ISAAC SHELBY, Kentucky's first governor, was born near North Mountain, Washington County, Maryland on December 11, 1750. His education was attained in the rural schools of his native state. In the early 1770s, his family moved to the Holston region on the western frontier of Virginia. Shelby had a long and prominent military career. He served as a lieutenant in the Battle of Point Pleasant in 1774, was commissioned a captain of a minuteman company in 1776, served as commissary of supplies for a frontier regiment in 1778, aided in the supervision of supplies for the Continental Army in 1778, and fought in the Battle of King's Mountain in October 1780. Shelby entered politics in 1779, serving as a member of the Virginia Legislature, a position that he held in North Carolina when a survey established that the Shelby lands belonged in North Carolina.
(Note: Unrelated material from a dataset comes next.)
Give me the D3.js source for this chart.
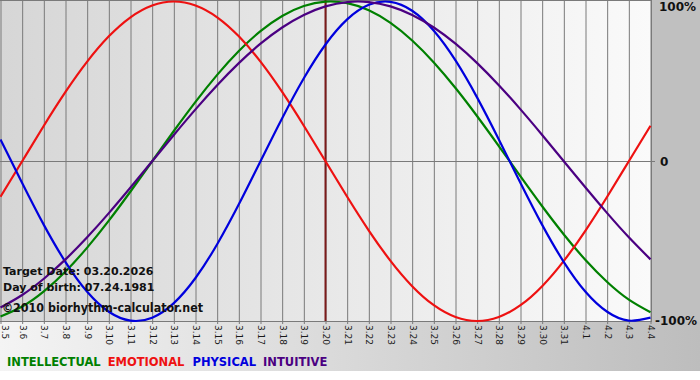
<!DOCTYPE html>
<html><head><meta charset="utf-8">
<script src="https://cdn.jsdelivr.net/npm/d3@7"></script>
<style>html,body{margin:0;padding:0;background:#fff;}svg{display:block;}</style>
</head><body>
<svg id="c" width="700" height="380"></svg>
<script>
const dates = ["3.5","3.6","3.7","3.8","3.9","3.10","3.11","3.12","3.13","3.14","3.15","3.16","3.17","3.18","3.19","3.20","3.21","3.22","3.23","3.24","3.25","3.26","3.27","3.28","3.29","3.30","3.31","4.1","4.2","4.3","4.4"];
const intellectual = [-0.9718,-0.9096,-0.8146,-0.6901,-0.5406,-0.3717,-0.1893,0,0.1893,0.3717,0.5406,0.6901,0.8146,0.9096,0.9718,0.9989,0.9898,0.9450,0.8660,0.7557,0.6182,0.4582,0.2817,0.0951,-0.0951,-0.2817,-0.4582,-0.6182,-0.7557,-0.8660,-0.9450];
const emotional = [-0.2225,0,0.2225,0.4339,0.6235,0.7818,0.9010,0.9749,1,0.9749,0.9010,0.7818,0.6235,0.4339,0.2225,0,-0.2225,-0.4339,-0.6235,-0.7818,-0.9010,-0.9749,-1,-0.9749,-0.9010,-0.7818,-0.6235,-0.4339,-0.2225,0,0.2225];
const physical = [0.1362,-0.1362,-0.3984,-0.6310,-0.8170,-0.9423,-0.9977,-0.9791,-0.8879,-0.7308,-0.5196,-0.2698,0,0.2698,0.5196,0.7308,0.8879,0.9791,0.9977,0.9423,0.8170,0.6310,0.3984,0.1362,-0.1362,-0.3984,-0.6310,-0.8170,-0.9423,-0.9977,-0.9791];
const intuitive = [-0.9158,-0.8372,-0.7357,-0.6142,-0.4759,-0.3247,-0.1646,0,0.1646,0.3247,0.4759,0.6142,0.7357,0.8372,0.9158,0.9694,0.9966,0.9966,0.9694,0.9158,0.8372,0.7357,0.6142,0.4759,0.3247,0.1646,0,-0.1646,-0.3247,-0.4759,-0.6142];
const yTicks = [1, 0, -1];
const yTickLabels = ["100%", "0", "-100%"];
const targetDate = "3.20";
const infoLines = ["Target Date: 03.20.2026", "Day of birth: 07.24.1981"];
const copyright = "\u00A92010 biorhythm-calculator.net";
const seriesNames = ["INTELLECTUAL", "EMOTIONAL", "PHYSICAL", "INTUITIVE"];

const series = [
  {name: seriesNames[0], values: intellectual, color: "#008000"},
  {name: seriesNames[1], values: emotional, color: "#ee1111"},
  {name: seriesNames[2], values: physical, color: "#0000dd"},
  {name: seriesNames[3], values: intuitive, color: "#4b0082"}
];

const svg = d3.select("#c");
const W = 700, H = 380;
const plotL = 0, plotR = 651, plotT = 0, plotB = 321;

const defs = svg.append("defs");
const bgGrad = defs.append("linearGradient").attr("id","bg").attr("x1","0").attr("x2","1").attr("y1","0").attr("y2","0");
bgGrad.append("stop").attr("offset","0").attr("stop-color","#f4f4f4");
bgGrad.append("stop").attr("offset","1").attr("stop-color","#bdbdbd");
const plotGrad = defs.append("linearGradient").attr("id","pg").attr("x1","0").attr("x2","1").attr("y1","0").attr("y2","0");
plotGrad.append("stop").attr("offset","0").attr("stop-color","#d6d6d6");
plotGrad.append("stop").attr("offset","1").attr("stop-color","#fafafa");

svg.append("rect").attr("x",0).attr("y",0).attr("width",W).attr("height",371).attr("fill","url(#bg)");
svg.append("rect").attr("x",plotR).attr("y",0).attr("width",W-plotR).attr("height",plotB+1).attr("fill","#c0c0c0");
svg.append("rect").attr("x",plotL).attr("y",plotT).attr("width",plotR-plotL).attr("height",plotB-plotT).attr("fill","url(#pg)");

const x = d3.scaleLinear().domain([0, dates.length-1]).range([0.5, 650.5]);
const y = d3.scaleLinear().domain([-1, 1]).range([plotB, 1.5]);

// vertical grid + ticks
const xAxis = d3.axisBottom(x).tickValues(d3.range(dates.length)).tickFormat(i => dates[i]).tickSize(plotB + 3).tickSizeOuter(0);
const gx = svg.append("g").attr("transform", "translate(0,0)").call(xAxis);
gx.select(".domain").remove();
gx.selectAll(".tick line").attr("stroke", "#7a7a7a").attr("stroke-width", 1);
gx.selectAll(".tick text")
  .attr("font-family", "Verdana, 'DejaVu Sans', sans-serif")
  .attr("font-size", 9)
  .attr("fill", "#1a1a1a")
  .attr("text-anchor", "start")
  .attr("transform", (d) => "translate(" + (d === 0 ? 4 : 0) + "," + (plotB + 4) + ") rotate(90)")
  .attr("x", 0).attr("y", 0).attr("dy", "0.35em");

// top border & bottom border & right border
svg.append("line").attr("x1",0).attr("x2",plotR).attr("y1",0.5).attr("y2",0.5).attr("stroke","#7a7a7a");
svg.append("line").attr("x1",0).attr("x2",plotR).attr("y1",plotB+0.5).attr("y2",plotB+0.5).attr("stroke","#7a7a7a");
svg.append("line").attr("x1",plotR+0.5).attr("x2",plotR+0.5).attr("y1",0).attr("y2",plotB+1).attr("stroke","#7a7a7a");

// y labels
const yAxis = d3.axisRight(y).tickValues(yTicks).tickFormat((d,i) => yTickLabels[i]).tickSize(0);
const gy = svg.append("g").attr("transform", "translate(" + (plotR + 5) + ",0)").call(yAxis);
gy.select(".domain").remove();
gy.selectAll(".tick text")
  .attr("font-family", "Verdana, 'DejaVu Sans', sans-serif")
  .attr("font-weight", "bold")
  .attr("font-size", 12)
  .attr("fill", "#111")
  .attr("x", (d) => d === 0 ? 4 : (d > 0 ? 3 : -1));
gy.selectAll(".tick").filter(d => d === 1).attr("transform", "translate(0,7)");
svg.append("line").attr("x1",0).attr("x2",plotR+4).attr("y1",Math.round(y(0))+0.5).attr("y2",Math.round(y(0))+0.5).attr("stroke","#7a7a7a");

// target date marker
const ti = dates.indexOf(targetDate);
svg.append("line").attr("x1",x(ti)).attr("x2",x(ti)).attr("y1",0).attr("y2",plotB)
  .attr("stroke","#7b1a1a").attr("stroke-width",2);

// curves
const line = d3.line().x((d,i) => x(i)).y(d => y(d)).curve(d3.curveNatural);
const cg = svg.append("g");
cg.selectAll("path").data(series).join("path")
  .attr("d", d => line(d.values))
  .attr("fill", "none")
  .attr("stroke", d => d.color)
  .attr("stroke-width", 2.2);

// info text
const ff = "Verdana, 'DejaVu Sans', sans-serif";
svg.selectAll("text.info").data(infoLines).join("text").attr("class","info")
  .attr("x", 3).attr("y", (d,i) => 275 + i*16)
  .attr("font-family", ff).attr("font-weight","bold").attr("font-size", 11)
  .attr("fill", "#111").text(d => d);
svg.append("text").attr("x", 2).attr("y", 312)
  .attr("font-family", ff).attr("font-weight","bold").attr("font-size", 12)
  .attr("textLength", 201).attr("lengthAdjust", "spacingAndGlyphs")
  .attr("fill", "#111").text(copyright);

// legend
let lx = 7;
const gaps = [7, 8, 7, 0];
series.forEach((s, i) => {
  const t = svg.append("text").attr("x", lx).attr("y", 366)
    .attr("font-family", ff).attr("font-weight","bold").attr("font-size", 11.5)
    .attr("fill", s.color).text(s.name);
  lx += t.node().getComputedTextLength() + gaps[i];
});
</script>
</body></html>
He also served as a delegate to the 1792 convention that was instrumental in organizing Kentucky's first constitution, and he took an active role in the proceedings that led up to the separation of Kentucky County from Virginia in 1791. Shelby was elected the first governor of Kentucky in May 1792. He was sworn into office on June 4, 1792, the same day Kentucky entered into statehood. He was reelected to a second term in 1812. During his first term, taxes and fundamental laws were instituted, military divisions were formed, a court system was originated, Indian attacks were handled effectively, and the Wilderness Road was advanced. His second term was consumed with issues dealing with the War of 1812. Kentucky troops were organized and personally led by Governor Shelby in the Battle of Thames, for which he was honored with a congressional gold medal. After leaving office, Shelby declined an appointment to serve in President Monroe's cabinet as secretary of war. In 1818, he joined General Andrew Jackson in negotiating the Jackson Purchase. Governor Isaac Shelby, who had nine counties in several states named in his honor, passed away on July 18, 1826. He was buried at a family graveyard in Lincoln County, Kentucky.

Sources:

Sobel, Robert, and John Raimo, eds. Biographical Directory of the Governors of the United States, 1789-1978, Vol. 2, Westport, Conn.; Meckler Books, 1978. 4 vols.